◆ Data provided:
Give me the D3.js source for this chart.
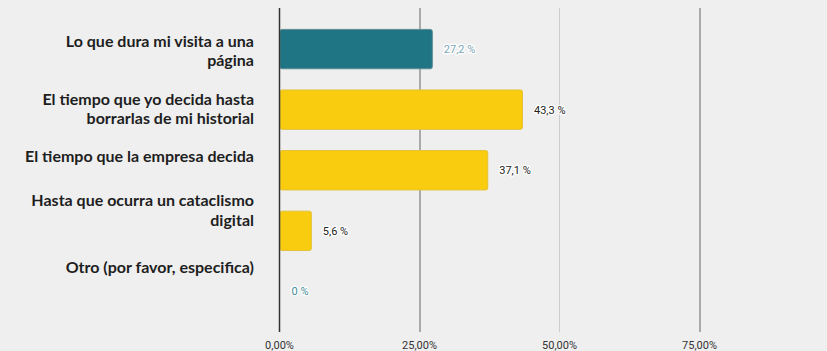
<!DOCTYPE html>
<html><head><meta charset="utf-8">
<script src="https://cdn.jsdelivr.net/npm/d3@7"></script>
<style>
html,body{margin:0;padding:0;background:#efefef;}
svg{display:block;}
</style></head>
<body>
<svg id="chart" width="827" height="351"></svg>
<script>
const categories = [
  ["Lo que dura mi visita a una", "página"],
  ["El tiempo que yo decida hasta", "borrarlas de mi historial"],
  ["El tiempo que la empresa decida"],
  ["Hasta que ocurra un cataclismo", "digital"],
  ["Otro (por favor, especifica)"]
];
const values = [27.2, 43.3, 37.1, 5.6, 0];
const valueLabels = ["27,2 %", "43,3 %", "37,1 %", "5,6 %", "0 %"];
const highlighted = [true, false, false, false, true];
const tickValues = [0, 25, 50, 75];
const tickLabels = ["0,00%", "25,00%", "50,00%", "75,00%"];

const svg = d3.select("#chart");
const x = d3.scaleLinear().domain([0, 100]).range([279.5, 839.5]);
const ids = d3.range(values.length);
const y = d3.scaleBand().domain(ids).range([18.5, 322]).paddingInner(0.35).paddingOuter(0.18);

// grid lines
const gridStyle = {25: {c: "#aaaaaa", w: 2}, 50: {c: "#cccccc", w: 1}, 75: {c: "#aaaaaa", w: 2}};
svg.append("g").selectAll("line").data(tickValues.filter(t => t > 0)).join("line")
  .attr("x1", d => x(d) + (gridStyle[d].w === 2 ? 0.5 : 0)).attr("x2", d => x(d) + (gridStyle[d].w === 2 ? 0.5 : 0))
  .attr("y1", 8).attr("y2", 332)
  .attr("stroke", d => gridStyle[d].c).attr("stroke-width", d => gridStyle[d].w);

// bars
svg.append("g").selectAll("rect").data(ids.filter(i => values[i] > 0)).join("rect")
  .attr("x", x(0) + 0.5)
  .attr("y", i => y(i))
  .attr("width", i => x(values[i]) - x(0))
  .attr("height", y.bandwidth())
  .attr("rx", 2)
  .attr("fill", i => highlighted[i] ? "#1f7583" : "#facc0f")
  .attr("stroke", i => highlighted[i] ? "#5e8a92" : "#e2c23a")
  .attr("stroke-width", 1);

// zero axis line
svg.append("line").attr("x1", x(0)).attr("x2", x(0)).attr("y1", 8).attr("y2", 332)
  .attr("stroke", "#333").attr("stroke-width", 1.5);

// value labels
svg.append("g").selectAll("text").data(ids).join("text")
  .attr("x", i => x(values[i]) + 12)
  .attr("y", i => y(i) + y.bandwidth() / 2 + 4)
  .attr("font-family", "Roboto, sans-serif").attr("font-size", 11)
  .attr("fill", i => i === 0 ? "#7aa6b6" : (highlighted[i] ? "#3f8c98" : "#222"))
  .attr("stroke", "#fff").attr("stroke-width", 2.5).attr("stroke-linejoin", "round")
  .attr("paint-order", "stroke")
  .text(i => valueLabels[i]);

// x tick labels
svg.append("g").selectAll("text").data(tickValues).join("text")
  .attr("x", d => x(d)).attr("y", 348.5)
  .attr("text-anchor", "middle")
  .attr("font-family", "Roboto, sans-serif").attr("font-size", 11).attr("fill", "#333")
  .text((d, i) => tickLabels[i]);

// category labels (positioned relative to each band, with per-row nudges as in the original layout)
const labelNudge = [2, -0.75, -13.8, -20.5, -24];
const lineH = 19.4;
const cat = svg.append("g").attr("font-family", "Lato, 'Open Sans', sans-serif").attr("font-weight", 700)
  .attr("font-size", 16).attr("fill", "#1e1e1e").attr("text-anchor", "end");
ids.forEach(i => {
  const lines = categories[i];
  const c = y(i) + y.bandwidth() / 2 + labelNudge[i];
  const first = c - (lines.length - 1) * lineH / 2 + 5.5;
  const t = cat.append("text").attr("x", 254);
  lines.forEach((ln, k) => t.append("tspan").attr("x", 254).attr("y", first + k * lineH).text(ln));
});
</script>
</body></html>
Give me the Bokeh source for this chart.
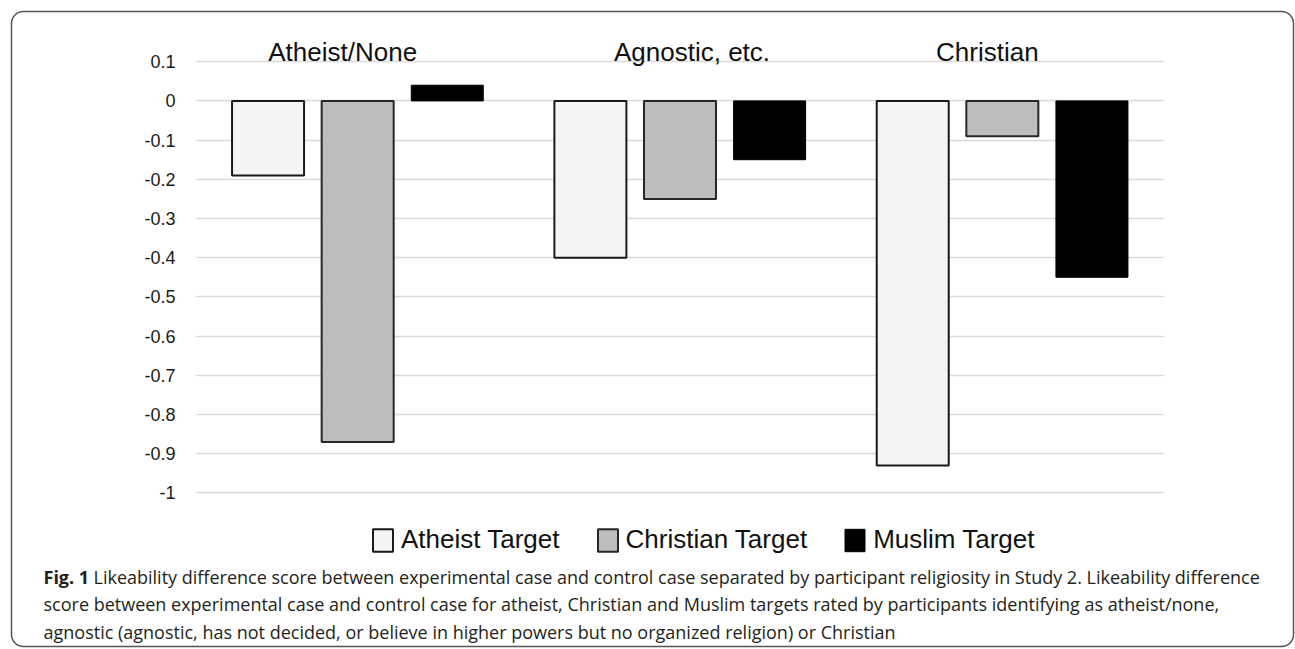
from bokeh.plotting import figure
from bokeh.models import (Range1d, FixedTicker, Legend, LegendItem, Label, Grid,
                          BoxAnnotation, ColumnDataSource)
from bokeh.transform import dodge
from bokeh.core.properties import value
from bokeh.embed import file_html
from bokeh.resources import INLINE

# ---------------- data ----------------
groups = ["Atheist/None", "Agnostic, etc.", "Christian"]
series_names = ["Atheist Target", "Christian Target", "Muslim Target"]
atheist_target = [-0.19, -0.40, -0.93]
christian_target = [-0.87, -0.25, -0.09]
muslim_target = [0.04, -0.15, -0.45]
y_ticks = [0.1, 0.0, -0.1, -0.2, -0.3, -0.4, -0.5, -0.6, -0.7, -0.8, -0.9, -1.0]
y_tick_labels = ["0.1", "0", "-0.1", "-0.2", "-0.3", "-0.4", "-0.5", "-0.6",
                 "-0.7", "-0.8", "-0.9", "-1"]
caption_label = "Fig. 1"
caption_lines = [
    "Likeability difference score between experimental case and control case separated by participant religiosity in Study 2. Likeability difference",
    "score between experimental case and control case for atheist, Christian and Muslim targets rated by participants identifying as atheist/none,",
    "agnostic (agnostic, has not decided, or believe in higher powers but no organized religion) or Christian",
]

# ---------------- layout / style ----------------
W, H = 1295, 649
PLOT_L, PLOT_R = 196, 1163          # pixel extent of the category band
Y_TOP_PX, Y_BOT_PX = 61.2, 492.4     # pixel rows of ticks 0.1 and -1
n = len(groups)
gpx = (PLOT_R - PLOT_L) / n
ypx = (Y_BOT_PX - Y_TOP_PX) / 1.1
x_range = Range1d(-PLOT_L / gpx, (W - PLOT_L) / gpx)
y_range = Range1d(-1 - (H - Y_BOT_PX) / ypx, 0.1 + Y_TOP_PX / ypx)

FILLS = ["#f3f4f4", "#bcbdbf", "#000000"]
LINES = ["#1a1a1a", "#262626", "#000000"]
LWS = [2, 2, 1]
OFFSETS = [-0.278, 0.0, 0.278]
BAR_W = 0.2234
TITLE_XOFF = [-15, 12, -15]
TITLE_BASE_PX = 51
SANS = "Liberation Sans"
CAP_FONT = "Open Sans"
CAP_SIZE = "18px"

gx = [i + 0.5 for i in range(n)]
src = ColumnDataSource(dict(gx=gx, group=groups, a=atheist_target,
                            c=christian_target, m=muslim_target, xoff=TITLE_XOFF))

p = figure(width=W, height=H, output_backend="svg", toolbar_location=None,
           x_range=x_range, y_range=y_range,
           x_axis_location=None, y_axis_location=None,
           min_border=0)
p.outline_line_color = None
p.background_fill_color = "white"
p.border_fill_color = "white"
for g in list(p.grid):
    g.visible = False

grid = Grid(dimension=1, ticker=FixedTicker(ticks=y_ticks),
            grid_line_color="#d9d9d9", grid_line_width=1.5)
if "cross_bounds" in Grid.properties():
    grid.cross_bounds = (0, n)
    p.add_layout(grid)
else:
    p.segment(x0=0, x1=n, y0=y_ticks, y1=y_ticks, line_color="#d9d9d9",
              line_width=1.5)

# y tick labels
p.text(x=[0] * len(y_ticks), y=y_ticks, text=y_tick_labels, x_offset=-21,
       text_align="right", text_baseline="middle", text_font=value(SANS),
       text_font_size="18px", text_color="#1a1a1a")

renderers = []
for col, off, fc, lc, lw in zip(["a", "c", "m"], OFFSETS, FILLS, LINES, LWS):
    r = p.vbar(x=dodge("gx", off), top=col, bottom=0,
               width=BAR_W, source=src, fill_color=fc, line_color=lc,
               line_width=lw)
    renderers.append(r)

# group titles (above the top gridline)
title_y = 0.1 + (Y_TOP_PX - TITLE_BASE_PX) / ypx
p.text(x="gx", y=title_y, text="group", x_offset="xoff", source=src,
       text_align="center", text_baseline="alphabetic",
       text_font=value(SANS), text_font_size="26px", text_color="#111111")

legend = Legend(items=[LegendItem(label=nm, renderers=[r])
                       for nm, r in zip(series_names, renderers)],
                orientation="horizontal", location=(370, 94),
                glyph_width=25, glyph_height=28, label_standoff=6, spacing=35,
                padding=0, margin=0, border_line_color=None,
                background_fill_alpha=0,
                label_text_font=SANS, label_text_font_size="26px",
                label_text_color="#111111")
p.add_layout(legend)

# caption
cap_y = [576, 603.5, 631]
p.add_layout(Label(x=43, y=cap_y[0], x_units="canvas", y_units="canvas",
                   text=caption_label, text_font=CAP_FONT, text_font_style="bold",
                   text_font_size=CAP_SIZE, text_color="#231f20",
                   text_baseline="alphabetic"))
for i, line in enumerate(caption_lines):
    p.add_layout(Label(x=93 if i == 0 else 43, y=cap_y[i], x_units="canvas",
                       y_units="canvas", text=line, text_font=CAP_FONT,
                       text_font_size=CAP_SIZE, text_color="#231f20",
                       text_baseline="alphabetic"))

# rounded outer border
p.add_layout(BoxAnnotation(left=11, right=1293, top=11, bottom=646,
                           left_units="canvas", right_units="canvas",
                           top_units="canvas", bottom_units="canvas",
                           fill_alpha=0, line_color="#555555", line_alpha=1.0,
                           line_width=1.5, border_radius=12, level="overlay"))

open("out.html", "w").write(file_html(p, INLINE))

◆ Task statement: Search the data above for the string "chart" and return every line that has it.

◆ Answer to this exercise:
Give me the D3.js source for this chart.
<svg id="chart" width="827" height="351"></svg>
const svg = d3.select("#chart");
Give me the Bokeh source for this chart.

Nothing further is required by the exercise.